Like, did we just lose all the people we gained by touring for three years with a little old song that's like a cool car? And now we're in a Bentley and they're like, 'You've changed'? We had to figure out how to navigate that.
We've got four minutes left. "Whipping Boy."
Yeah, that was me just being me. We were listening to records that were, like, Sparklehorse. At the time, Whiskeytown, when Ryan Adams just started that project, and his guitar tone. We were trying to emulate some of those vibes. That was the darker side of what we loved musically.
How about "Getaway"?
That was my jam at the time because I got to play the vibraphone on it. It just felt "jazz" to me, and I grew up listening to jazz. That was a song kind of about my parents' relationship.
Lastly, we've got "Mississippi."
That was the sleeper. That was everybody's favorite song on the album.
It was "vibe." You know, nowadays—and I think it's really cool; I like where music's at—we listen to vibes. Instead of "Hey, check out this album," it's more of a playlist of things that have whatever in common. That was our vibe song. I'd like to make a record of vibe songs like "Mississippi" someday.
I've got one last question. Where did the muse—or whatever you want to call it—lead you from Drops of Jupiter?
Well, it went from "Somebody please come and help me" to finding real love. True love from somebody I'm supposed to be with.

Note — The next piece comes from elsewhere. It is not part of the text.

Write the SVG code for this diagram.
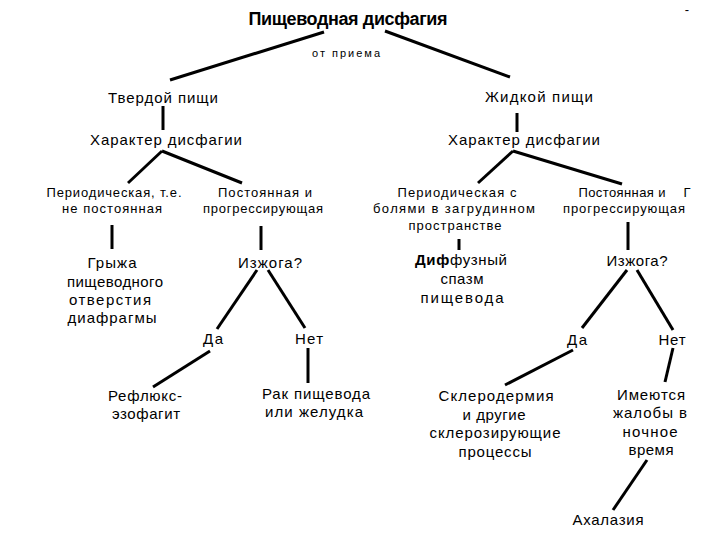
<svg xmlns="http://www.w3.org/2000/svg" width="720" height="540" viewBox="0 0 720 540">
<style>
text{font-family:"Liberation Sans",Arial,sans-serif;fill:#000;text-anchor:middle}
.t{font-size:18px;font-weight:bold}
.m{font-size:15px}
.s{font-size:13px}
.xs{font-size:11px}
.c line{stroke:#000;stroke-width:3;stroke-linecap:butt}
</style>
<rect width="720" height="540" fill="#fff"/>
<g class="c" id="connectors">
<line x1="324" y1="32" x2="170" y2="80"/>
<line x1="385" y1="31" x2="510" y2="77"/>
<line x1="163" y1="106" x2="163" y2="130"/>
<line x1="517" y1="113" x2="517" y2="132"/>
<line x1="162" y1="151" x2="128" y2="183"/>
<line x1="162" y1="151" x2="242" y2="183"/>
<line x1="513" y1="151" x2="478" y2="183"/>
<line x1="513" y1="151" x2="622" y2="184"/>
<line x1="112" y1="225" x2="112" y2="249"/>
<line x1="261" y1="226" x2="261" y2="250"/>
<line x1="459" y1="239" x2="459" y2="250"/>
<line x1="628" y1="222" x2="628" y2="250"/>
<line x1="257" y1="270" x2="217" y2="329"/>
<line x1="268" y1="270" x2="305" y2="328"/>
<line x1="210" y1="351" x2="153" y2="387"/>
<line x1="308" y1="348" x2="308" y2="383"/>
<line x1="627" y1="270" x2="582" y2="328"/>
<line x1="637" y1="270" x2="673" y2="330"/>
<line x1="573" y1="350" x2="505" y2="385"/>
<line x1="673" y1="348" x2="665" y2="382"/>
<line x1="647" y1="460" x2="613" y2="510"/>
</g>
<g id="title"><text class="t" x="348" y="25" textLength="199">Пищеводная дисфагия</text></g>
<g id="ot-priema"><text class="xs" x="346" y="57" textLength="68">от приема</text></g>
<g id="solid"><text class="m" x="163" y="103" textLength="110">Твердой пищи</text></g>
<g id="liquid"><text class="m" x="539" y="102" textLength="108">Жидкой пищи</text></g>
<g id="char-left"><text class="m" x="166" y="145" textLength="152">Характер дисфагии</text></g>
<g id="char-right"><text class="m" x="524" y="145" textLength="152">Характер дисфагии</text></g>
<g id="periodic-left">
<text class="s" x="114" y="197" textLength="135">Периодическая, т.е.</text>
<text class="s" x="112" y="213" textLength="100">не постоянная</text>
</g>
<g id="constant-left">
<text class="s" x="265" y="197" textLength="94">Постоянная и</text>
<text class="s" x="263" y="213" textLength="120">прогрессирующая</text>
</g>
<g id="periodic-right">
<text class="s" x="457" y="197" textLength="119">Периодическая с</text>
<text class="s" x="454" y="213" textLength="162">болями в загрудинном</text>
<text class="s" x="455" y="230" textLength="93">пространстве</text>
</g>
<g id="constant-right">
<text class="s" x="622" y="197" textLength="87">Постоянная и</text>
<text class="s" x="687" y="197">Г</text>
<text class="s" x="624" y="213" textLength="122">прогрессирующая</text>
</g>
<g id="hernia">
<text class="m" x="112" y="268" textLength="49">Грыжа</text>
<text class="m" x="115" y="287" textLength="96">пищеводного</text>
<text class="m" x="110" y="305" textLength="82">отверстия</text>
<text class="m" x="112" y="323" textLength="89">диафрагмы</text>
</g>
<g id="heartburn-left"><text class="m" x="270" y="268" textLength="64">Изжога?</text></g>
<g id="yes-left"><text class="m" x="213" y="344" textLength="20">Да</text></g>
<g id="no-left"><text class="m" x="309" y="344" textLength="28">Нет</text></g>
<g id="reflux">
<text class="m" x="145" y="401" textLength="74">Рефлюкс-</text>
<text class="m" x="146" y="419" textLength="68">эзофагит</text>
</g>
<g id="cancer">
<text class="m" x="316" y="399" textLength="108">Рак пищевода</text>
<text class="m" x="314" y="417" textLength="98">или желудка</text>
</g>
<g id="spasm">
<text class="m" x="461" y="265" textLength="92"><tspan font-weight="bold">Диф</tspan>фузный</text>
<text class="m" x="462" y="284" textLength="43">спазм</text>
<text class="m" x="462" y="303" textLength="83">пищевода</text>
</g>
<g id="heartburn-right"><text class="m" x="637" y="266" textLength="61">Изжога?</text></g>
<g id="yes-right"><text class="m" x="577" y="345" textLength="20">Да</text></g>
<g id="no-right"><text class="m" x="672" y="345" textLength="27">Нет</text></g>
<g id="sclero">
<text class="m" x="496" y="401" textLength="115">Склеродермия</text>
<text class="m" x="494" y="420" textLength="63">и другие</text>
<text class="m" x="495" y="438" textLength="131">склерозирующие</text>
<text class="m" x="495" y="457" textLength="73">процессы</text>
</g>
<g id="night">
<text class="m" x="651" y="400" textLength="68">Имеются</text>
<text class="m" x="650" y="418" textLength="74">жалобы в</text>
<text class="m" x="650" y="437" textLength="55">ночное</text>
<text class="m" x="651" y="455" textLength="45">время</text>
</g>
<g id="achalasia"><text class="m" x="608" y="525" textLength="71">Ахалазия</text></g>
<g id="mark"><text class="s" x="687" y="14">-</text></g>
</svg>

So then, when I wrote "Hey, Soul Sister" and "If It's Love" and the happier songs, this was also a transition because people were like, "Well, that's not the same sad guy that I remember, so I'm not sure if this is for me." And I'm like, "Well, that's good because I'm going to stay here. I don't want to go back to that other thing! Your joy is coming from real misery from me, and I've got to move on, too."